Defendant was charged under a bill of indictment with armed robbery on 19 May 1969. The uncontroverted evidence of the State, based on the testimony of the prosecuting witness Jarvis Cox and the corroborative testimony of Charlotte Police Officers W. G. Burnett and H. R. Smith, tends to show that Cox was approached by defendant at a “cafe” near the bus station in Charlotte and was persuaded to follow the defendant while in search of a girl, that after walking “a good little piece down there” they came to a vacant lot where defendant for no apparent reason said, “Well, g - - d-your soul, I am going to kill you”. Defendant then allegedly pulled Cox into a vacant lot and knocked him down, tied him to a tree and threatened to kill him with a knife “about six or eight inches long which looked like a steak knife.” Defendant allegedly took $360 in currency and other personal property belonging to Cox. After defendant left the scene, Cox untied himself, “ran at least two blocks” to a service station and called the police. The robbery allegedly occurred around 9 p.m. as it was getting dark. Cox testified that he had not had anything alcoholic to drink on the day of the robbery.

*617Defendant testified that he had never seen Cox before he was arrested for committing the alleged robbery, that Cox “was half-high, smelled like he had been drinking wine” when defendant saw him at the police station, that the police never found a knife or the money on him and that at the time of the robbery he was “down at West 8th Street and Pine Street, down there at a friend’s Mae Black-worth.”

Defendant was apprehended about midnight on the day of the robbery when he was seen at the bus station in Charlotte by Cox, who immediately notified a police officer.

At the conclusion of the testimony the court charged the jury on the offenses of armed robbery and common law robbery. The jury rendered a verdict of guilty of armed robbery and defendant was sentenced to serve not less than 15 nor more than 18 years in the State Prison.

Defendant appealed.

Attorney General Robert Morgan by Trial Attorney I. B. Hudson, Jr., and Staff Attorney Howard P. Satisky for the State.

James M. Shannonhouse, Jr., for defendant appellant.

MoRris, J.

[1] By assignments of error Nos. 1 and 2 defendant contends that it was error for the court to refuse his motion for nonsuit at the close of the State’s evidence and at the close of all the evidence. Defendant does not cite pertinent authority for this position, contending only that the prosecuting witness was “obviously unreliable”, because he was unwilling or unable to explain to the court and jury what he had been doing in Charlotte and why he had so much money on his person when he was not planning to make any substantial purchases. Defendant further contends that this “unreliability” along with “defendant’s unequivocal denial” presents a “factual situation too conflicting to be presented the jury for consideration.”

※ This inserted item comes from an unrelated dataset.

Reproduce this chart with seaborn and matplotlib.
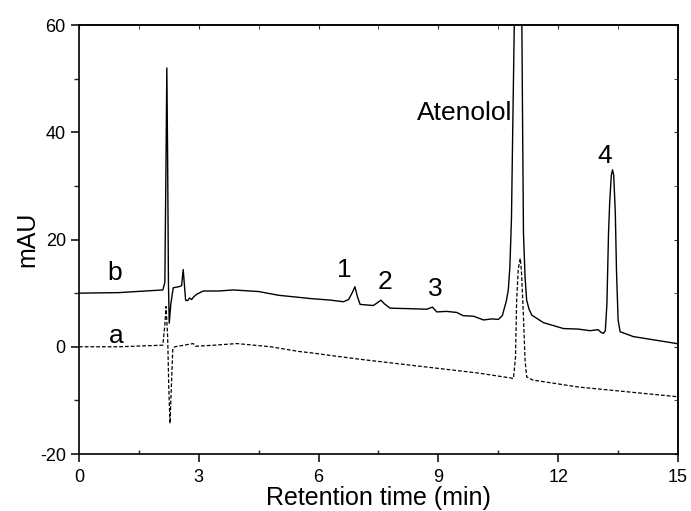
import matplotlib
matplotlib.use("Agg")
import pandas as pd
import seaborn as sns
import matplotlib.pyplot as plt
from matplotlib.ticker import MultipleLocator

# trace b (sample, solid): time (min), mAU
b_time = [0.0, 1.0, 2.1, 2.15, 2.18, 2.2, 2.22, 2.24, 2.26, 2.3, 2.36, 2.5, 2.57,
          2.61, 2.67, 2.72, 2.77, 2.82, 2.87, 2.95, 3.11, 3.5, 3.86, 4.5, 5.0,
          5.53, 5.78, 6.3, 6.62, 6.75, 6.85, 6.91, 6.97, 7.04, 7.37, 7.47, 7.56,
          7.65, 7.79, 8.3, 8.71, 8.85, 8.96, 9.2, 9.46, 9.62, 9.88, 10.13, 10.34,
          10.5, 10.6, 10.7, 10.75, 10.79, 10.83, 10.86, 10.9, 10.98, 11.09,
          11.11, 11.13, 11.17, 11.21, 11.27, 11.34, 11.63, 12.13, 12.5, 12.8,
          13.0, 13.07, 13.13, 13.18, 13.22, 13.26, 13.29, 13.33, 13.36, 13.39,
          13.43, 13.46, 13.5, 13.55, 13.7, 13.88, 14.3, 14.97]
b_mau = [10.0, 10.1, 10.6, 12.0, 35.0, 52.0, 35.0, 12.0, 4.4, 8.0, 11.0, 11.2, 11.4,
         14.4, 8.7, 8.6, 9.1, 8.8, 9.3, 9.8, 10.4, 10.4, 10.6, 10.3, 9.6,
         9.2, 9.0, 8.7, 8.4, 8.8, 10.2, 11.2, 9.4, 7.9, 7.7, 8.2, 8.7,
         8.0, 7.2, 7.1, 7.0, 7.4, 6.5, 6.6, 6.4, 5.8, 5.7, 5.0, 5.2,
         5.1, 5.8, 8.5, 10.6, 14.9, 24.0, 39.8, 60.0, 90.0, 60.0,
         40.0, 21.2, 13.0, 8.7, 7.0, 5.9, 4.5, 3.4, 3.3, 3.0,
         3.2, 2.7, 2.5, 3.0, 8.0, 21.2, 27.0, 32.0, 33.0, 32.0,
         25.0, 14.0, 5.0, 2.8, 2.4, 1.9, 1.4, 0.6]

# trace a (blank, dashed)
a_time = [0.0, 1.0, 2.1, 2.15, 2.18, 2.22, 2.25, 2.28, 2.31, 2.35, 2.4, 2.86, 2.92,
          3.4, 3.95, 4.8, 5.53, 5.78, 7.0, 8.5, 10.0, 10.88, 10.93, 10.96, 11.0,
          11.05, 11.08, 11.13, 11.17, 11.21, 11.36, 12.5, 14.97]
a_mau = [0.0, 0.0, 0.3, 4.0, 7.5, 2.0, -8.0, -14.3, -8.0, -0.3, 0.0, 0.6, 0.1,
         0.3, 0.6, 0.0, -0.9, -1.1, -2.3, -3.6, -4.9, -5.9, -2.0, 8.7, 14.5,
         16.5, 14.0, 5.6, -2.5, -5.6, -6.2, -7.5, -9.3]

peak_labels = ["b", "a", "1", "2", "3", "4", "Atenolol"]
label_x = [0.7, 0.75, 6.46, 7.49, 8.74, 12.97, 10.84]
label_y = [13.7, 2.0, 14.3, 12.1, 10.8, 35.6, 43.6]

sns.set_style("ticks")
plt.rcParams['font.family'] = ['Liberation Sans', 'DejaVu Sans']
plt.rcParams['axes.unicode_minus'] = False
plt.rcParams['text.color'] = 'black'
plt.rcParams['axes.labelcolor'] = 'black'

fig = plt.figure(figsize=(6.91, 5.11), dpi=100)
ax = fig.add_axes([0.1143, 0.1115, 0.8669, 0.8395])

df_b = pd.DataFrame({"time": b_time, "mAU": b_mau})
df_a = pd.DataFrame({"time": a_time, "mAU": a_mau})
sns.lineplot(data=df_b, x="time", y="mAU", ax=ax, color="black", lw=1.0,
             estimator=None, sort=False)
sns.lineplot(data=df_a, x="time", y="mAU", ax=ax, color="black", lw=0.9,
             estimator=None, sort=False, linestyle=(0, (3, 1.6)))

for txt, x, y in zip(peak_labels, label_x, label_y):
    ha = "right" if txt == "Atenolol" else "left"
    ax.text(x, y, txt, fontsize=19, ha=ha, va="center", color="black")

ax.set_xlim(0, 15)
ax.set_ylim(-20, 60)
ax.xaxis.set_major_locator(MultipleLocator(3))
ax.xaxis.set_minor_locator(MultipleLocator(1.5))
ax.yaxis.set_major_locator(MultipleLocator(20))
ax.yaxis.set_minor_locator(MultipleLocator(10))
ax.tick_params(which="major", direction="out", length=6, width=1.1,
               labelsize=13, colors="black")
ax.tick_params(axis="x", which="major", pad=5)
ax.tick_params(axis="y", which="minor", direction="out", length=3.5, width=1.0)
ax.tick_params(axis="x", which="minor", direction="in", length=3, width=1.0)

# inward ticks on the top and right frame
top = ax.secondary_xaxis("top")
top.xaxis.set_major_locator(MultipleLocator(3))
top.xaxis.set_minor_locator(MultipleLocator(1.5))
top.tick_params(which="both", direction="in", length=3, labeltop=False)
right = ax.secondary_yaxis("right")
right.yaxis.set_major_locator(MultipleLocator(20))
right.yaxis.set_minor_locator(MultipleLocator(10))
right.tick_params(which="both", direction="in", length=3, labelright=False)

for sp in ax.spines.values():
    sp.set_linewidth(1.2)
    sp.set_color("black")
for sp in list(top.spines.values()) + list(right.spines.values()):
    sp.set_linewidth(1.2)

ax.set_xlabel("Retention time (min)", fontsize=18, labelpad=0, color="black")
ax.set_ylabel("mAU", fontsize=18, labelpad=0, color="black")

fig.savefig("out.png", dpi=100)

[2] It is the function of the jury to determine the facts in the case from the evidence and it is the function of the jury to weigh the evidence, determine the credibility of the witnesses and the probative force to be given their testimony and determine what the evidence proves or fails to prove. 7 Strong, N.C. Index 2d, Trial, § 18, p. 288. There was ample evidence to be submitted to the jury. Defendant’s assignments of error Nos. 1 and 2 are overruled.

[3] Defendant’s assignment of error No. 3 is addressed to the *618court’s failure to instruct the jury on the lesser included offenses of assault with a deadly weapon and simple assault under G.S. 15-169 and G.S. 15-170. This failure, he contends, constitutes prejudicial error. It is true that a defendant may be acquitted of armed robbery and convicted of an included or lesser offense if a verdict for the included or lesser offense is supported by allegations of the indictment and by evidence at the trial. However, the evidence in this case tended to show that the defendant had committed armed robbery upon Cox as alleged in the indictment or that the defendant was innocent of the alleged crime. The jury was persuaded to accept the evidence of the State and find the defendant guilty as charged. This assignment of error is overruled. State v. Smith, 268 N.C. 167, 150 S.E. 2d 194 (1966); State v. Bell, 228 N.C. 659, 46 S.E. 2d 834 (1948); State v. McLean, 2 N.C. App. 460, 163 S.E. 2d 125 (1968).

Affirmed.

Mallard, C.J., and HedricK, J., concur.